We took off from Gurgaon after work on Friday and caught a bus to Jaipur. We actually got on the bus in Gurgaon, which was super convenient, but a little scary. Apparently, there is an alcohol shop just next to the bus stop, so the normal 'let's stare at the white girls' routine was a little more pronounced than normal. However, we were blessed in that Heba and Pallavi, one of the girls from the office, were also headed to Jaipur, so we looked out for one another and had a local to help negotiate all of the details. The bus ride to Jaipur takes 5 hours, but is pretty comfortable; the bus is similar to a charter bus in the US, if a little dirtier. We mostly listened to music, watched episodes of Weeds on Heather's iPod, and snoozed our way into town at about 1am. Once we were in Jaipur, Heather and I headed to our hotel, the Umaid Bahwan. It looks pretty nice from the website, but was mostly just ok. But, for one night, or really just one morning, I wasn't complaining too much. Probably the funniest part is that we had these elaborate canopied beds that turned out to be a thin pad on wood slats,which was about 3-4 inches too short for yours truly. Luckily, I perfected sleeping on the bias a long time ago, so it was all good.
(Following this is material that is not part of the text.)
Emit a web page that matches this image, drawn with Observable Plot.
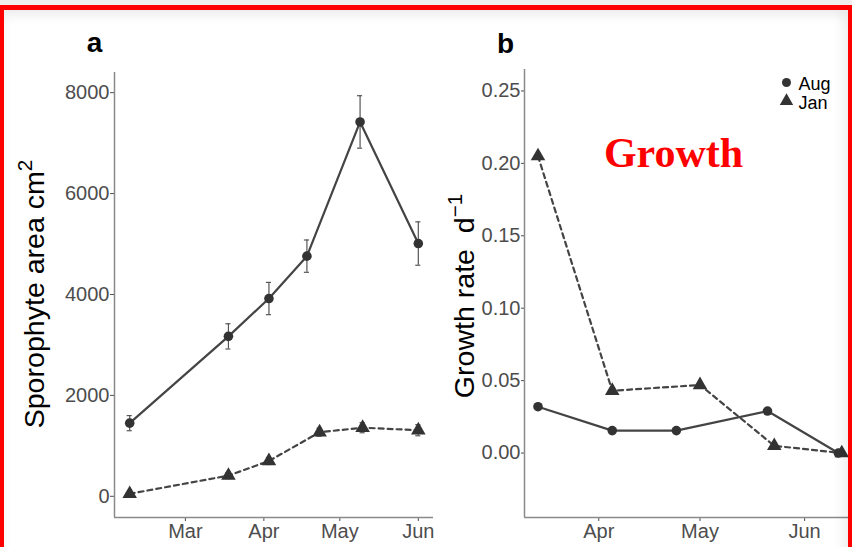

Saturday morning, we slept in a bit and then grabbed continental breakfast at the rooftop restaurant of our hotel. It was a beautiful day in Jaipur. Blue skies, warm sunshine and a nice breeze. I am to the point now where I marvel at truly blue skies. Gurgaon is a city of perpetual murk - I'm not sure if it's dust, exhaust, smoke, or just a lovely amalgam of the three, but it almost never lets up. Mostly, I kid myself that it's cool, downy tufts of Aptos fog, but I really know better so, the bright blue skies of Rajasthan were a joy to wake up to.
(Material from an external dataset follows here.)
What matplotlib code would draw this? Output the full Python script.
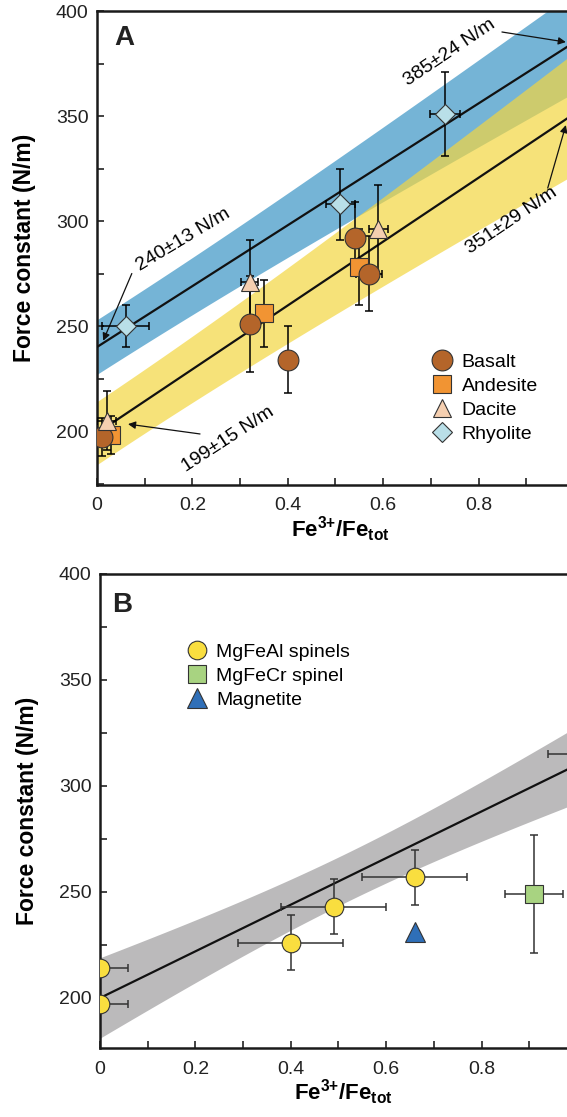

We grabbed an autorickshaw piloted by the valiant Manzoor and headed into town. I have to give this man an international shout out. When he initiated negotiations for taking us into town, Heather told him that we didn't want to pay more than 20 Rs. Manzoor, prince among men, immediately informed us that it shouldn't cost more than 10 Rs., and proceeded to ferry us into town for the same. At first, we were sure that we'd just bought a ticket around the block, and thank God he had the grace to only rip us off for 10 Rs. vs. the 20 that we offered, but no. . . it was a 'fur piece' as they say, a good 10 minute ride into town, which Manzoor embellished with color commentary on the local sights and what we should visit on our holiday in Jaipur. We have his card, and we'll be back, and may Manzoor have the best of fortunes until we meet again. He deserves it.
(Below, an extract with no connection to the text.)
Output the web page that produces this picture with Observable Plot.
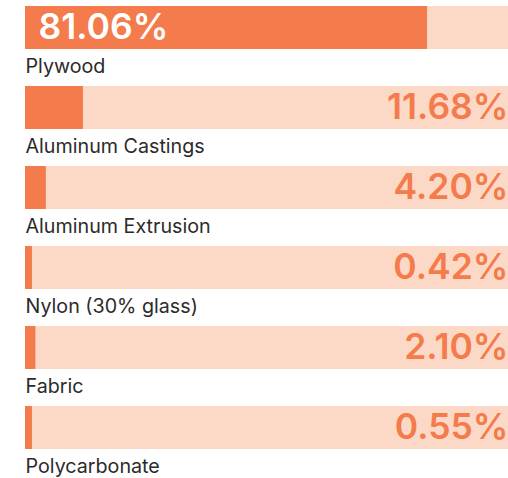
<!DOCTYPE html>
<html>
<head>
<meta charset="utf-8">
<script src="https://cdn.jsdelivr.net/npm/d3@7"></script>
<script src="https://cdn.jsdelivr.net/npm/@observablehq/plot@0.6"></script>
<style>
  html, body { margin: 0; padding: 0; background: white; overflow: hidden; }
</style>
</head>
<body>
<div id="chart"></div>
<script>
const materials = ["Plywood", "Aluminum Castings", "Aluminum Extrusion", "Nylon (30% glass)", "Fabric", "Polycarbonate"];
const shares = [81.06, 11.68, 4.20, 0.42, 2.10, 0.55];
const shareLabels = ["81.06%", "11.68%", "4.20%", "0.42%", "2.10%", "0.55%"];

const data = materials.map((m, i) => ({material: m, value: shares[i], label: shareLabels[i]}));
const minShown = 1.4; // smallest visible bar length, in %

const fg = "#f47b4b";
const bg = "#fcd9c6";

const chart = Plot.plot({
  width: 508,
  height: 478,
  marginLeft: 25,
  marginRight: 0,
  marginTop: 0,
  marginBottom: 0,
  style: {overflow: "hidden", fontFamily: "Inter, sans-serif"},
  x: {domain: [0, 100], range: [25, 521], axis: null},
  y: {type: "band", domain: materials, range: [6, 486], padding: 0, axis: null},
  marks: [
    Plot.barX(data, {y: "material", x1: 0, x2: 100, fill: bg, insetBottom: 37}),
    Plot.barX(data, {y: "material", x1: 0, x2: d => Math.max(d.value, minShown), fill: fg, insetBottom: 37}),
    Plot.text(data, {y: "material", text: "material", frameAnchor: "left", textAnchor: "start", dy: 20.5, fontSize: 19.7, fill: "#2b2b2b", lineAnchor: "middle"}),
    Plot.text(data.filter(d => d.value > 50), {y: "material", text: "label", x: 0, dx: 13, textAnchor: "start", dy: -18.5, fontSize: 35.5, fontWeight: 600, fill: "white", lineAnchor: "middle"}),
    Plot.text(data.filter(d => d.value <= 50), {y: "material", text: "label", frameAnchor: "right", dx: 0, textAnchor: "end", dy: -18.5, fontSize: 35.5, fontWeight: 600, fill: fg, lineAnchor: "middle"})
  ]
});
document.getElementById("chart").appendChild(chart);
</script>
</body>
</html>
We began our day at City Palace, where the king of Jaipur still lives. The guards here are the biggest hams on 7 continents, and turning a good profit on it too. For two chicks who are morally opposed to paying for photos, we sure ended up with a lot of them. One gentleman insisted he didn't want a tip, but was a 'collector' of coins - I presented him with a Maine quarter and was rewarded with many photo ops. Cheesy, but fun. The textiles museum in City Palace has some beautiful things; it's not very big, but the exhibit is memorable; the colors and all of the hand embroidery are phenomenal, even after centuries.

After City Palace, Miss Pallavi and Miss Heba picked us up with the family driver and whisked us off to see Amer Palace and Jaigarh Fort. High in the hills above the new and old cities of Jaipur, these buildings are aging gracefully, especially given the centuries of almost perpetual use. I don't know how to describe it, but I loved this eagle's nest, perched high above the hubbub of the modern city. There is something clean and windswept in the air here, and yet it seems like history is lingering in the dust motes and sunbeams. It is easy to see how it once must have been, how these Rajasthani kings must have surveyed the horizon, masters of their domain, and large households of women and retainers lived out their lives almost entirely enclosed within these lush gardens and intricately decorated walls.

Traffic in Jaipur is the best I've seen so far. The car, human, motorcycle and rickshaw flood is broken by camels and elephants. After visiting Amer, we dodged these fellow travelers and headed back into town for a late lunch at Niro's. Even though they were mostly closed to get ready for dinner, they let us in and took good care of us - Heather's favorite palak paneer was in its best bright-green form, and we complimented it with lal maans, which is a traditional Rajasthani dish. We topped it off with lassi for dessert. Across the street from Niro's is Lassiwalla, which is renowned in Jaipur for having the best lassi in town. I made the mistake of not getting one and just having a sip of Heather's; it was amazing. They pour the lassi into an unfired clay cup - the original biodegradable to-go cup - and it's a race to see who can suck up the lassi the fastest, you or the clay cup. Rest assured that when and if I return to Jaipur, I will be making a beeline for Lassiwalla. Mmm mmm good.

Replete with sightseeing, Indian food, and lassi, we are prepared to power-shop. Now mind you, it's probably 6pm and we have to catch a 7:30pm bus. And the traffic is horrid. And yet, we shop. We drive back across town to some shops that Pallavi thinks will be good and commence with a speed round. Believe it or not, I'm still in the cultural groove and not really feeling the shopping, but Heather and Heba both negotiate some deals. We are entranced enough that we didn't quite allow enough time to get back to the bus station and are very soon madly whizzing around Jaipur trying to find the last bus stop in town so that we can catch the bus before it actually leaves town for Delhi. Thanks to fantastic navigational skills on the part of Pallavi, which included calling in favors from several friends and getting directions from her grandmother, we are safely delivered to the bus stop with time to spare. Heather and I pack into the bus, leaving Pallavi and Heba to enjoy the balance of their weekend without managerial interference, and hunker down for the 5-hour return trip to Delhi. Despite the departure stress, it was 24+ hours well spent. If I go back, I think I'll do Jaipur at a more reasonable pace, but I would definitely like to go back - it's too beautiful not to.